**Stated exercise:** Leaving the pictures out, print the lines from the first line of the listing through the line containing "(headpn) at (168,450)", exactly as they read, and no others.

**Data section:**
┌──

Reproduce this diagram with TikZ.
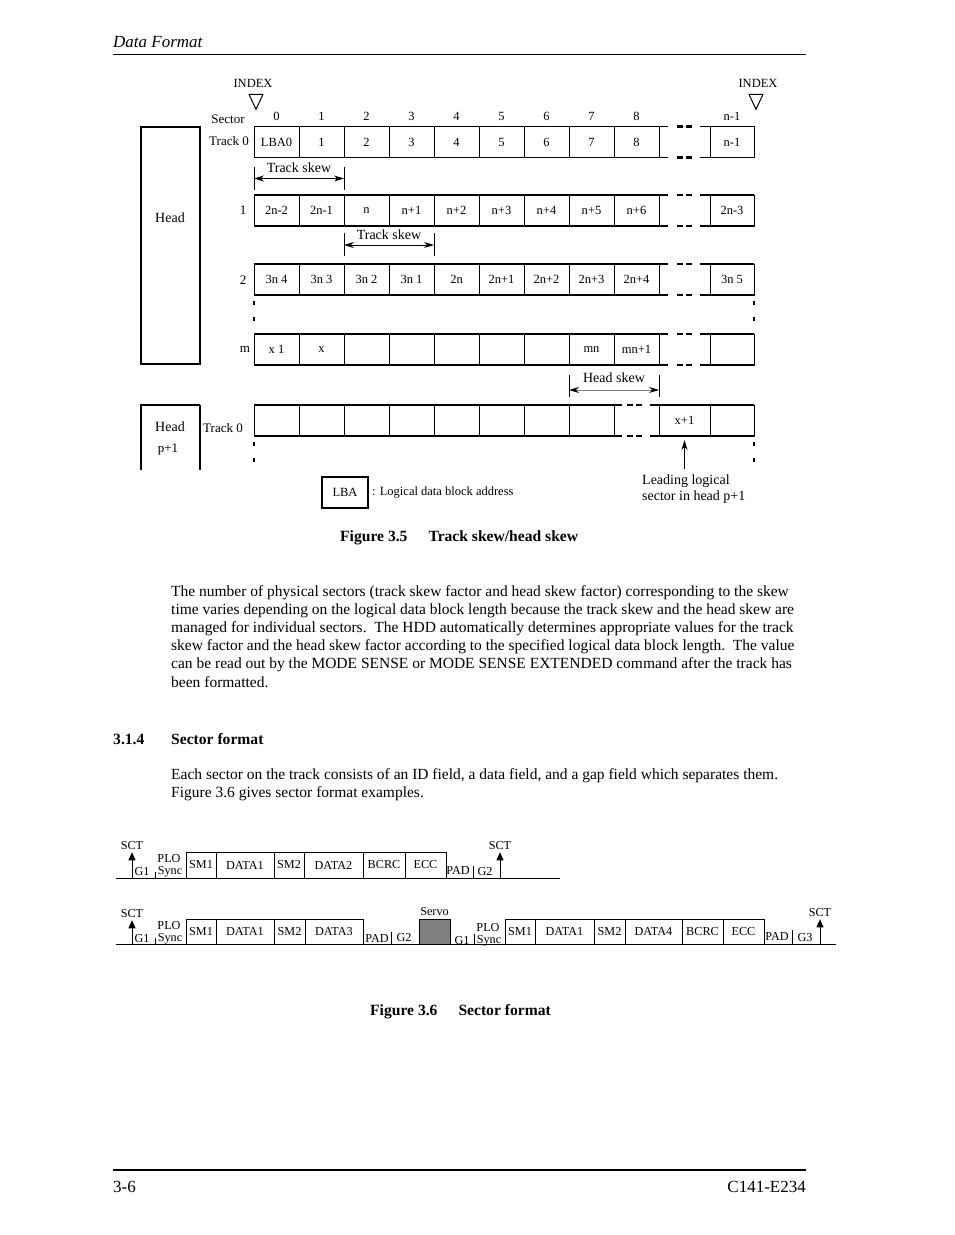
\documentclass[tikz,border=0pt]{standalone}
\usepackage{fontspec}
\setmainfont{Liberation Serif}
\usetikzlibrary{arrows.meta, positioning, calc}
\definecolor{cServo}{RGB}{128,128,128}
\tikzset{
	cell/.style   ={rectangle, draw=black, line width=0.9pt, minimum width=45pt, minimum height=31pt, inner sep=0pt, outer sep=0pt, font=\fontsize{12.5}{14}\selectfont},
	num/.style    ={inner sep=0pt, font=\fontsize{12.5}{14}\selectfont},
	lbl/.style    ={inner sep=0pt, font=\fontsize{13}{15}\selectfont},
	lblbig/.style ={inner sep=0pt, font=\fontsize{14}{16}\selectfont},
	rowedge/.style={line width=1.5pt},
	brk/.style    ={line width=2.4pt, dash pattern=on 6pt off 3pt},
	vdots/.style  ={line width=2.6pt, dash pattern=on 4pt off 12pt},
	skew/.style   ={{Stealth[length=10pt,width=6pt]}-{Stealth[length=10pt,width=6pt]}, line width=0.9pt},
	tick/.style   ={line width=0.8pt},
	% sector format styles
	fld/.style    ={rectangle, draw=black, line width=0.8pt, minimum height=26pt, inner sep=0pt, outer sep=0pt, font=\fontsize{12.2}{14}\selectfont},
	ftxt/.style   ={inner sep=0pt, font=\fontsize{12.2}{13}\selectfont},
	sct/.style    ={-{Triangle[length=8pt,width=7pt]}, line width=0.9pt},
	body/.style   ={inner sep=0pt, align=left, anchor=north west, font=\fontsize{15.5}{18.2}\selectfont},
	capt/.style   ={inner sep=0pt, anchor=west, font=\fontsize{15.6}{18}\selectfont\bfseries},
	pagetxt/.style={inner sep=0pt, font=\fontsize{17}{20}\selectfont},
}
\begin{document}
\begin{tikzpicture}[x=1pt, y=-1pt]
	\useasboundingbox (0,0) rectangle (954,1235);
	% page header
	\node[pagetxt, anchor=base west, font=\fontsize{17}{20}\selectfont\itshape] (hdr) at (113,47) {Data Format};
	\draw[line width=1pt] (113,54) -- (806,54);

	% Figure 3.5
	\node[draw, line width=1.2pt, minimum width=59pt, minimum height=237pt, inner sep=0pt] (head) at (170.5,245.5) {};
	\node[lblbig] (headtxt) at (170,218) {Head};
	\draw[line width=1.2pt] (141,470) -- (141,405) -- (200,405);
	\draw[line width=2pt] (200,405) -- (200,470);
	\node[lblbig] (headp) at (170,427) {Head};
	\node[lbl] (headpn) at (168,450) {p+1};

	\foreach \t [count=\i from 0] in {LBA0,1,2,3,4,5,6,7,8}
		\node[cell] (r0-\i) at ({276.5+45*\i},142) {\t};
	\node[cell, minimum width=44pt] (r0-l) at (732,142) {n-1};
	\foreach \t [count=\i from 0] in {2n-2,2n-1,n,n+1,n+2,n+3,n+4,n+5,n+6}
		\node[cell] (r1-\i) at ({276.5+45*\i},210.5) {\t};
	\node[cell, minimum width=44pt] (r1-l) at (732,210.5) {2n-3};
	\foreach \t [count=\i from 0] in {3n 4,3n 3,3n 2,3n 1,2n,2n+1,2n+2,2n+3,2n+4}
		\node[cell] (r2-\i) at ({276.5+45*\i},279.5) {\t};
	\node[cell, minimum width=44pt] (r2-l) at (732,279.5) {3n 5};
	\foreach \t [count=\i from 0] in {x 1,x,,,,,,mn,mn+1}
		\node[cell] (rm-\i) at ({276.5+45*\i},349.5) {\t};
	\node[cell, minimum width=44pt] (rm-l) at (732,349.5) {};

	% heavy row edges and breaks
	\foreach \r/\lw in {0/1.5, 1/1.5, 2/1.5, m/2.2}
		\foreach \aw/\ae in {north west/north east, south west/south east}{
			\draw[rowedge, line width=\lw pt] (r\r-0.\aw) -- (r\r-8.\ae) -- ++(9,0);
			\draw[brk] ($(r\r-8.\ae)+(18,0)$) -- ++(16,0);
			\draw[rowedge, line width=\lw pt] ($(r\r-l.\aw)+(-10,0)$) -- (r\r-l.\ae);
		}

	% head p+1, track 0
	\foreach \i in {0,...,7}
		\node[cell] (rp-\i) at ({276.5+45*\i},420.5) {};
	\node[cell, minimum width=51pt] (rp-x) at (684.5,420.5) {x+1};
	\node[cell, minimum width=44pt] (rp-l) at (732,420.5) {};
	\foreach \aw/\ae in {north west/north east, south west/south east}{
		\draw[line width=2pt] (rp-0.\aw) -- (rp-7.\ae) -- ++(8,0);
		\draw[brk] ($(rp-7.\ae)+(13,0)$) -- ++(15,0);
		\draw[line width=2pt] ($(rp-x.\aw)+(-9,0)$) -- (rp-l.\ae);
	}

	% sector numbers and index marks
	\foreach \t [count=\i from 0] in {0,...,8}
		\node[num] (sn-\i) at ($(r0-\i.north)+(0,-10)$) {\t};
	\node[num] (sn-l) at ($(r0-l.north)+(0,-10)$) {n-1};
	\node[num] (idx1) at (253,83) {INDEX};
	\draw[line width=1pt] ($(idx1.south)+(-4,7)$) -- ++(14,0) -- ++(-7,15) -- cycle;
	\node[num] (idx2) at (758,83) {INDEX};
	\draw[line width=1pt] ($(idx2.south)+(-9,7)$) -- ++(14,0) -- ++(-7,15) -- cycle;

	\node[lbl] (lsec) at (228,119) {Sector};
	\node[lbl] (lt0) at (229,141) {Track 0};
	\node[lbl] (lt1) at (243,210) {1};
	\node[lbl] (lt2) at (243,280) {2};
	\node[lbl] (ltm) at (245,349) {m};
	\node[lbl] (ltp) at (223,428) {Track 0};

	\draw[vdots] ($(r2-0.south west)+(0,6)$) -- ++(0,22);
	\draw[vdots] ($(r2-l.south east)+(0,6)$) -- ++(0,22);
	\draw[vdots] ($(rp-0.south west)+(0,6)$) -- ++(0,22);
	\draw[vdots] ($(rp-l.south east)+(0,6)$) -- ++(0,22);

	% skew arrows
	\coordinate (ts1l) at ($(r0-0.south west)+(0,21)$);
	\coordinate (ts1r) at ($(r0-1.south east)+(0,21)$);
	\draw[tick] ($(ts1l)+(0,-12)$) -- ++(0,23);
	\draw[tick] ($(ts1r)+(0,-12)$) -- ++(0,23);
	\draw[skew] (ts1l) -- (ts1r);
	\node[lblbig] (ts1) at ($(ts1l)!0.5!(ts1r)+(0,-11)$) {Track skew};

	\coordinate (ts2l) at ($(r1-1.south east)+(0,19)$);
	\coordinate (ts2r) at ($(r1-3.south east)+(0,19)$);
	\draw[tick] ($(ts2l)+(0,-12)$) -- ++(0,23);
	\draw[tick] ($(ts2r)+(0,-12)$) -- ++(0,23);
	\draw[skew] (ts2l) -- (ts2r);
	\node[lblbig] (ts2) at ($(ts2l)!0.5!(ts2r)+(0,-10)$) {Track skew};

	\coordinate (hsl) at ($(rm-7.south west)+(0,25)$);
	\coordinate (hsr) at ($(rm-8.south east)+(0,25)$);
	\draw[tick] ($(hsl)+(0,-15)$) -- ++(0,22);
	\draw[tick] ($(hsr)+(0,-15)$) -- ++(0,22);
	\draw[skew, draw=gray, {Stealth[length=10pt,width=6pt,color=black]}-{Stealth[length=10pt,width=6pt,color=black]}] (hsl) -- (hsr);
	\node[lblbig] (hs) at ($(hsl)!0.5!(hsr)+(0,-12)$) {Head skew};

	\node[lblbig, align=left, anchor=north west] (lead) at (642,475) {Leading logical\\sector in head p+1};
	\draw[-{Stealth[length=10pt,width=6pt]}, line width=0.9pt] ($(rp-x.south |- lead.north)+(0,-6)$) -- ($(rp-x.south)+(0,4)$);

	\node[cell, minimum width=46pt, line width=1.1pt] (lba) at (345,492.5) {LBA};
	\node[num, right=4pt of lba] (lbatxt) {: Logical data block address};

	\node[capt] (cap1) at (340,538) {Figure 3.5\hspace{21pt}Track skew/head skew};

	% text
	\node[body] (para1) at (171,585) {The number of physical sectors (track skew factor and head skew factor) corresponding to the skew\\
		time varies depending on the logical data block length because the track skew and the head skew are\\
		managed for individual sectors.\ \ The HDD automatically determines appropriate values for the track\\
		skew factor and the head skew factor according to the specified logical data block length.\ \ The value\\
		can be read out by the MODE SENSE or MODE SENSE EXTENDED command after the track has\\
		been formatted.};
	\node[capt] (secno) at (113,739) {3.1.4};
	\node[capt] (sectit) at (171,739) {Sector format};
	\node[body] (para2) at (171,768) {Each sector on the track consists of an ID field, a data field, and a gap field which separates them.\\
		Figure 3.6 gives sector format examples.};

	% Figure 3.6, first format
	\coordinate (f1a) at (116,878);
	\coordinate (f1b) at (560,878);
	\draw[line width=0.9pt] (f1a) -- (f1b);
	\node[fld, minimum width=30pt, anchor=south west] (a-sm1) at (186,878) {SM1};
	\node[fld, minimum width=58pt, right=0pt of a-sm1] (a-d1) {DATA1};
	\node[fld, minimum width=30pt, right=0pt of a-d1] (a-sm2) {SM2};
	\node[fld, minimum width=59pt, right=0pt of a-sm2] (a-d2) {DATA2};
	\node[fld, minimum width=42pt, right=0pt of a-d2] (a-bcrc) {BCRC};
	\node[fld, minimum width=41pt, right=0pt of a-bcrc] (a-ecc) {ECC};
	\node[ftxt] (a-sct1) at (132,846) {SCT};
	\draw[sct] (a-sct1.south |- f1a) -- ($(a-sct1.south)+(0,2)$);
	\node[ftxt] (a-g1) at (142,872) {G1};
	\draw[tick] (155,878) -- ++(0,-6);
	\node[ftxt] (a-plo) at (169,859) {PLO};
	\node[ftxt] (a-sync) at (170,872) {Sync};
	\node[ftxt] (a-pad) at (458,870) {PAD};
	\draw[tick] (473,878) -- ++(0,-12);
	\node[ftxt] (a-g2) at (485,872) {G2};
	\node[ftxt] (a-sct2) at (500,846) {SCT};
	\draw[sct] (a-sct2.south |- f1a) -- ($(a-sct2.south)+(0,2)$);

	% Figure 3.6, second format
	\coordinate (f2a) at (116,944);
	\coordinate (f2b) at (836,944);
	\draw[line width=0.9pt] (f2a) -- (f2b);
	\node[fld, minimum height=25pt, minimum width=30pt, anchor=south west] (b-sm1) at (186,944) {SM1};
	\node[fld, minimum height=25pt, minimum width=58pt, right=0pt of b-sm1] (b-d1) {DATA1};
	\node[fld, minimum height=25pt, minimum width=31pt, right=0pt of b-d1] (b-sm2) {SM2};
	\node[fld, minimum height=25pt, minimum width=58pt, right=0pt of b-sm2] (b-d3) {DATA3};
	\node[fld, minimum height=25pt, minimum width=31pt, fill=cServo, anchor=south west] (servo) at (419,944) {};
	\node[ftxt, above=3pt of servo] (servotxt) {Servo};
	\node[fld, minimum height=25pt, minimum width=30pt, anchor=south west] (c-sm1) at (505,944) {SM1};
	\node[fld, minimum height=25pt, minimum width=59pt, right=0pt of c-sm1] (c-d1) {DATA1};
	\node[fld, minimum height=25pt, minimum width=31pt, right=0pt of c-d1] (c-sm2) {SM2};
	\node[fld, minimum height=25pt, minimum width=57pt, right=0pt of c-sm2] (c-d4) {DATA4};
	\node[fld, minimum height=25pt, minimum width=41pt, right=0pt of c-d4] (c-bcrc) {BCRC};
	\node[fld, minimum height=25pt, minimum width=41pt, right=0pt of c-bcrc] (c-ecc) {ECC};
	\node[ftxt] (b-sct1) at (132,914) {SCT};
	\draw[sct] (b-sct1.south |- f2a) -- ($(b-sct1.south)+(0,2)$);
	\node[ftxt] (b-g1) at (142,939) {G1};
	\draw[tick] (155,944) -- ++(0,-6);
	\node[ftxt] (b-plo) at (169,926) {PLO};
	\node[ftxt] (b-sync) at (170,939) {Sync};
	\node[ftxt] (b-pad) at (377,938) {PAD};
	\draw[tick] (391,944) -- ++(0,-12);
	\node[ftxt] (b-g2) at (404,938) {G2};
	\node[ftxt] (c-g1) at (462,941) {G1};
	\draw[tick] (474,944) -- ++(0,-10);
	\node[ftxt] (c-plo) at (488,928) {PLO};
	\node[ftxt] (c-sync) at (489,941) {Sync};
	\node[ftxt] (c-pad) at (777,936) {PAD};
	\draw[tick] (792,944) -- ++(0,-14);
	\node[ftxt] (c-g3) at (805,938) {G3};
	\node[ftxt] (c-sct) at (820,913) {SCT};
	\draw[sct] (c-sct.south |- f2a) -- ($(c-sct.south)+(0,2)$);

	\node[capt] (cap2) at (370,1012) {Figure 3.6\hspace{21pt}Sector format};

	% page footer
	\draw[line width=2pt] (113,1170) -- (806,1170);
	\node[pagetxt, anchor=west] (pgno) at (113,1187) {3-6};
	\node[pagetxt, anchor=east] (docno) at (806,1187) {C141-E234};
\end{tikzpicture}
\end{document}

└──

**Correct answer:**
Reproduce this diagram with TikZ.
\documentclass[tikz,border=0pt]{standalone}
\usepackage{fontspec}
\setmainfont{Liberation Serif}
\usetikzlibrary{arrows.meta, positioning, calc}
\definecolor{cServo}{RGB}{128,128,128}
\tikzset{
	cell/.style   ={rectangle, draw=black, line width=0.9pt, minimum width=45pt, minimum height=31pt, inner sep=0pt, outer sep=0pt, font=\fontsize{12.5}{14}\selectfont},
	num/.style    ={inner sep=0pt, font=\fontsize{12.5}{14}\selectfont},
	lbl/.style    ={inner sep=0pt, font=\fontsize{13}{15}\selectfont},
	lblbig/.style ={inner sep=0pt, font=\fontsize{14}{16}\selectfont},
	rowedge/.style={line width=1.5pt},
	brk/.style    ={line width=2.4pt, dash pattern=on 6pt off 3pt},
	vdots/.style  ={line width=2.6pt, dash pattern=on 4pt off 12pt},
	skew/.style   ={{Stealth[length=10pt,width=6pt]}-{Stealth[length=10pt,width=6pt]}, line width=0.9pt},
	tick/.style   ={line width=0.8pt},
	% sector format styles
	fld/.style    ={rectangle, draw=black, line width=0.8pt, minimum height=26pt, inner sep=0pt, outer sep=0pt, font=\fontsize{12.2}{14}\selectfont},
	ftxt/.style   ={inner sep=0pt, font=\fontsize{12.2}{13}\selectfont},
	sct/.style    ={-{Triangle[length=8pt,width=7pt]}, line width=0.9pt},
	body/.style   ={inner sep=0pt, align=left, anchor=north west, font=\fontsize{15.5}{18.2}\selectfont},
	capt/.style   ={inner sep=0pt, anchor=west, font=\fontsize{15.6}{18}\selectfont\bfseries},
	pagetxt/.style={inner sep=0pt, font=\fontsize{17}{20}\selectfont},
}
\begin{document}
\begin{tikzpicture}[x=1pt, y=-1pt]
	\useasboundingbox (0,0) rectangle (954,1235);
	% page header
	\node[pagetxt, anchor=base west, font=\fontsize{17}{20}\selectfont\itshape] (hdr) at (113,47) {Data Format};
	\draw[line width=1pt] (113,54) -- (806,54);

	% Figure 3.5
	\node[draw, line width=1.2pt, minimum width=59pt, minimum height=237pt, inner sep=0pt] (head) at (170.5,245.5) {};
	\node[lblbig] (headtxt) at (170,218) {Head};
	\draw[line width=1.2pt] (141,470) -- (141,405) -- (200,405);
	\draw[line width=2pt] (200,405) -- (200,470);
	\node[lblbig] (headp) at (170,427) {Head};
	\node[lbl] (headpn) at (168,450) {p+1};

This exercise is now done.